PROBLEM STATEMENT:
In the records below, find the line containing "Emit a Python" and the line containing "days = np.arange(0, 361, 20)". Give again exactly those lines and every line between them, omitting the pictures.

GIVEN DATA:
★ ★ ★ ★ ★ ★ ★
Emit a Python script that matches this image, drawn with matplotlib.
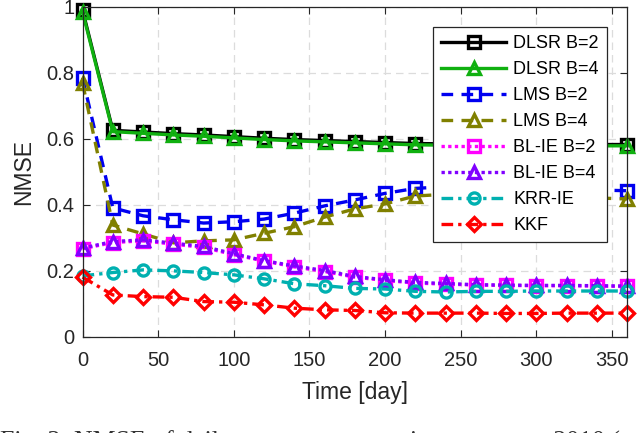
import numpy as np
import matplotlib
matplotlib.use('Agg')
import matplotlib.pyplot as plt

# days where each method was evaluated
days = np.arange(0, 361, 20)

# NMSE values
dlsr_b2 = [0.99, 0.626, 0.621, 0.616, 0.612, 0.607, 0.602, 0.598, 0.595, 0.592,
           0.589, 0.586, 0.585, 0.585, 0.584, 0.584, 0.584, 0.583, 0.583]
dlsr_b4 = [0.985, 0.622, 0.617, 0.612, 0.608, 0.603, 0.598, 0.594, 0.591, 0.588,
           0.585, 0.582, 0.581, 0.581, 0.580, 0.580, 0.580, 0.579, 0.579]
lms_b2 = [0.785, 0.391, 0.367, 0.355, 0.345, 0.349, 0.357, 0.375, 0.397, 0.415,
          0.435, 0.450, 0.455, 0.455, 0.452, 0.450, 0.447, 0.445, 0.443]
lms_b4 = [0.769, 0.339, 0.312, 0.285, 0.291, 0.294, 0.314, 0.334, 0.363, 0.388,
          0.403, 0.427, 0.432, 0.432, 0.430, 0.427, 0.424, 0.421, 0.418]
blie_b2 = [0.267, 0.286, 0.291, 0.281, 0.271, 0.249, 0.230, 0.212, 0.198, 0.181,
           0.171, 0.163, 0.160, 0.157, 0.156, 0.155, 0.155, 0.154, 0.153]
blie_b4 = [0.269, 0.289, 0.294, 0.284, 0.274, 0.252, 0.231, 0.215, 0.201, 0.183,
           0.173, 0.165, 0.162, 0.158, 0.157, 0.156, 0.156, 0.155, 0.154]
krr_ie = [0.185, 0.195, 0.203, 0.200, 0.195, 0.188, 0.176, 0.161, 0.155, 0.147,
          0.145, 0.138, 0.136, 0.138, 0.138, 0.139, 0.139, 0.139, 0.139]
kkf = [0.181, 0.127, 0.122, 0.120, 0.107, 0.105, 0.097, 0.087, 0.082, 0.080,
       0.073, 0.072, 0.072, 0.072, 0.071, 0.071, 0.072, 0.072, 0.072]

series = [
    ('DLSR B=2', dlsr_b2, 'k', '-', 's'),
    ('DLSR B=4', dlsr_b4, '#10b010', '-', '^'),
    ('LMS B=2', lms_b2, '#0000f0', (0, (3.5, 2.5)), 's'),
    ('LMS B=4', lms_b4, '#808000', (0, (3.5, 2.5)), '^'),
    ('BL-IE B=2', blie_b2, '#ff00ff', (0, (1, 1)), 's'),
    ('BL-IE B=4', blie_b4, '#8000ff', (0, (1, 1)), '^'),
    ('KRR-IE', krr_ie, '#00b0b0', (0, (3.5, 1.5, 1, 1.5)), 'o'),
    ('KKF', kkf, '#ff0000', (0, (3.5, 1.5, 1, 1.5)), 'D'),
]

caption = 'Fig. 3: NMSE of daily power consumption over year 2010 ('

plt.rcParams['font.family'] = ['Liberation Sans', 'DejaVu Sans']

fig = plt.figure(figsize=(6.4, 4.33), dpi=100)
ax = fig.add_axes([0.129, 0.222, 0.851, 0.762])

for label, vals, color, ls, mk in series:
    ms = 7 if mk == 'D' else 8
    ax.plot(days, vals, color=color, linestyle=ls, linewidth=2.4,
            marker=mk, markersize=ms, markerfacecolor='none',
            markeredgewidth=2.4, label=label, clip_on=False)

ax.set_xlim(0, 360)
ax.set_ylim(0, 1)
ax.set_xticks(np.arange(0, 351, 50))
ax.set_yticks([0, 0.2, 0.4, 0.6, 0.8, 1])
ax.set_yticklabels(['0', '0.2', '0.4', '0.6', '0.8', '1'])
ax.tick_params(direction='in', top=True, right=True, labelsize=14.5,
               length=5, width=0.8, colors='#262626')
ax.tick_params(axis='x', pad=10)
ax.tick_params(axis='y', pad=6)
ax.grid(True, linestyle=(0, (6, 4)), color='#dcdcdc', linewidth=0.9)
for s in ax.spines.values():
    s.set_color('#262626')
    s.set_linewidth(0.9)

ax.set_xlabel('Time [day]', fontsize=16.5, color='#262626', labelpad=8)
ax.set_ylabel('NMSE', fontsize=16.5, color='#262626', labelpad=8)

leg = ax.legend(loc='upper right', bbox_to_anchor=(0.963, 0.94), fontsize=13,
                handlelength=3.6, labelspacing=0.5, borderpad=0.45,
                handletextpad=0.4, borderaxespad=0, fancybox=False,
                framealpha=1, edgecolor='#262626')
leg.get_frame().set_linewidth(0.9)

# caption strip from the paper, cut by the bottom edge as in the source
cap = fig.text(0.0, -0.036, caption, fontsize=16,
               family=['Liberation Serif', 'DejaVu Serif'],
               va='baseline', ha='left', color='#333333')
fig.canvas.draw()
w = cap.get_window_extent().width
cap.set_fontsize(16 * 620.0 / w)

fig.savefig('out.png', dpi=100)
★ ★ ★ ★ ★ ★ ★
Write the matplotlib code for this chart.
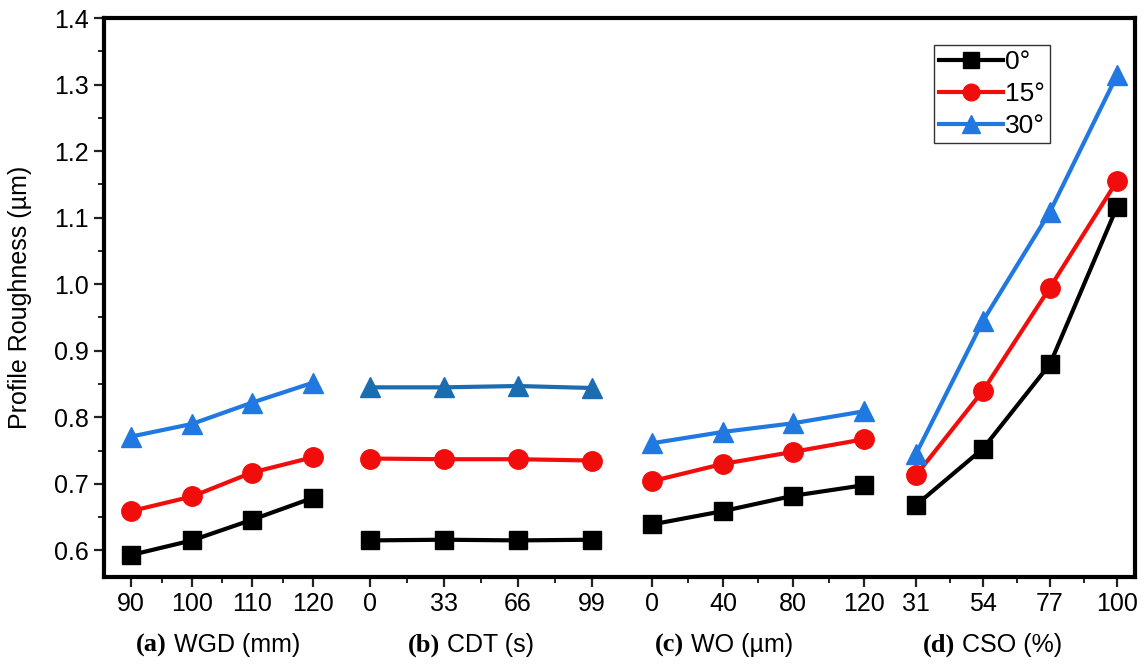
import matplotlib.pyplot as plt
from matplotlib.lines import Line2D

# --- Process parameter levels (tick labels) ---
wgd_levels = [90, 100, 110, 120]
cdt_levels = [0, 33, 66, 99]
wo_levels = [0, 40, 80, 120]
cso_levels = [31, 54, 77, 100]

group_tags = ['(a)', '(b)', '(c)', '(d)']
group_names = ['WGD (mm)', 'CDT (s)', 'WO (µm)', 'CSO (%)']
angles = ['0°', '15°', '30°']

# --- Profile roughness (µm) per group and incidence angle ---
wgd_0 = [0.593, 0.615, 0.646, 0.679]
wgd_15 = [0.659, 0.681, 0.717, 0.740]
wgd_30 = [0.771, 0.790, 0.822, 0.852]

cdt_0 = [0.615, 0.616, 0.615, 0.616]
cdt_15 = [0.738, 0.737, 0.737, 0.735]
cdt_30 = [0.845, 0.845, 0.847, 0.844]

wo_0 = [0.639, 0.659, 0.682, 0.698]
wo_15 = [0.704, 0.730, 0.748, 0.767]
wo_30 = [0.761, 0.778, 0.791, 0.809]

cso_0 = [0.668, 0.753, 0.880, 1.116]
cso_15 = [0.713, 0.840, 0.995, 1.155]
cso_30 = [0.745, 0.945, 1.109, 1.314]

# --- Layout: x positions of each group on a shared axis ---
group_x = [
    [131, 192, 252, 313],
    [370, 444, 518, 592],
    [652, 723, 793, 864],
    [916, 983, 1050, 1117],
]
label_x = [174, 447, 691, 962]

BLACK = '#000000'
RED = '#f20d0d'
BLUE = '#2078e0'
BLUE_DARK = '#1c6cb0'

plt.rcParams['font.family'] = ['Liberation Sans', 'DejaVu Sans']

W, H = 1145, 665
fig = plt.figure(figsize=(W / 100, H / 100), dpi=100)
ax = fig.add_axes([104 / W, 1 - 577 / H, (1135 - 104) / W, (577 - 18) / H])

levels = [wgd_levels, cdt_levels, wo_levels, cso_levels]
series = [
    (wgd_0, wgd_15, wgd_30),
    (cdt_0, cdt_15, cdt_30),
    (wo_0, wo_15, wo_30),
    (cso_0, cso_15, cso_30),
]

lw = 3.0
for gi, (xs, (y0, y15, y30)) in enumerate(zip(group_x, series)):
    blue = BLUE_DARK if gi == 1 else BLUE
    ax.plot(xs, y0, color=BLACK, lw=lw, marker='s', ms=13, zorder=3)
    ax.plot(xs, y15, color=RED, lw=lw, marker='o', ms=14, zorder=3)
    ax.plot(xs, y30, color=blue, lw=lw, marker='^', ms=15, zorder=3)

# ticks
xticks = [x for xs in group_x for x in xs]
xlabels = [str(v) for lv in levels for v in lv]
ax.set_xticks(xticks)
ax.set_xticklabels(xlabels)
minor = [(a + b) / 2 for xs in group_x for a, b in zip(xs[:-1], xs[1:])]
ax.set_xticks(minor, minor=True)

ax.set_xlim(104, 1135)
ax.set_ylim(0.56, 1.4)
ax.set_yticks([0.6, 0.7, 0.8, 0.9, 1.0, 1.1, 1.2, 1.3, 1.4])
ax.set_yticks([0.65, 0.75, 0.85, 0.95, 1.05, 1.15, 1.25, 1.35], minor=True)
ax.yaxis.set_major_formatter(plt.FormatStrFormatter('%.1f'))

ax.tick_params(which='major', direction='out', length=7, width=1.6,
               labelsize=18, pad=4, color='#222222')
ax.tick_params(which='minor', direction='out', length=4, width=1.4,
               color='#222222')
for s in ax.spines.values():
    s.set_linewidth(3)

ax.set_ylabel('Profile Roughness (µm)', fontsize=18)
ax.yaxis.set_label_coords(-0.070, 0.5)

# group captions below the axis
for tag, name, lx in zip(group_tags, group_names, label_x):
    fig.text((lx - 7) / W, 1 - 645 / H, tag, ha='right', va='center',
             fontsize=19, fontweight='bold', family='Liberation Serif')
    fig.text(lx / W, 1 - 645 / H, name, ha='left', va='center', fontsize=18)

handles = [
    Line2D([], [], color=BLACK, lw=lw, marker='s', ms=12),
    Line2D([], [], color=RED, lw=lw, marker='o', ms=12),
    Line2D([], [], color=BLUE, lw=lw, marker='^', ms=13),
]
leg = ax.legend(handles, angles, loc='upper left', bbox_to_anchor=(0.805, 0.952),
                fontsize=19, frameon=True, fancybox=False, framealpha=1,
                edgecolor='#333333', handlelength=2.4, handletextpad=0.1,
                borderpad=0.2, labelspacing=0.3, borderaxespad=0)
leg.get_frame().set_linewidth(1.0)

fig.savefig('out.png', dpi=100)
★ ★ ★ ★ ★ ★ ★
SOLUTION TO THE PROBLEM:
Emit a Python script that matches this image, drawn with matplotlib.
import numpy as np
import matplotlib
matplotlib.use('Agg')
import matplotlib.pyplot as plt

# days where each method was evaluated
days = np.arange(0, 361, 20)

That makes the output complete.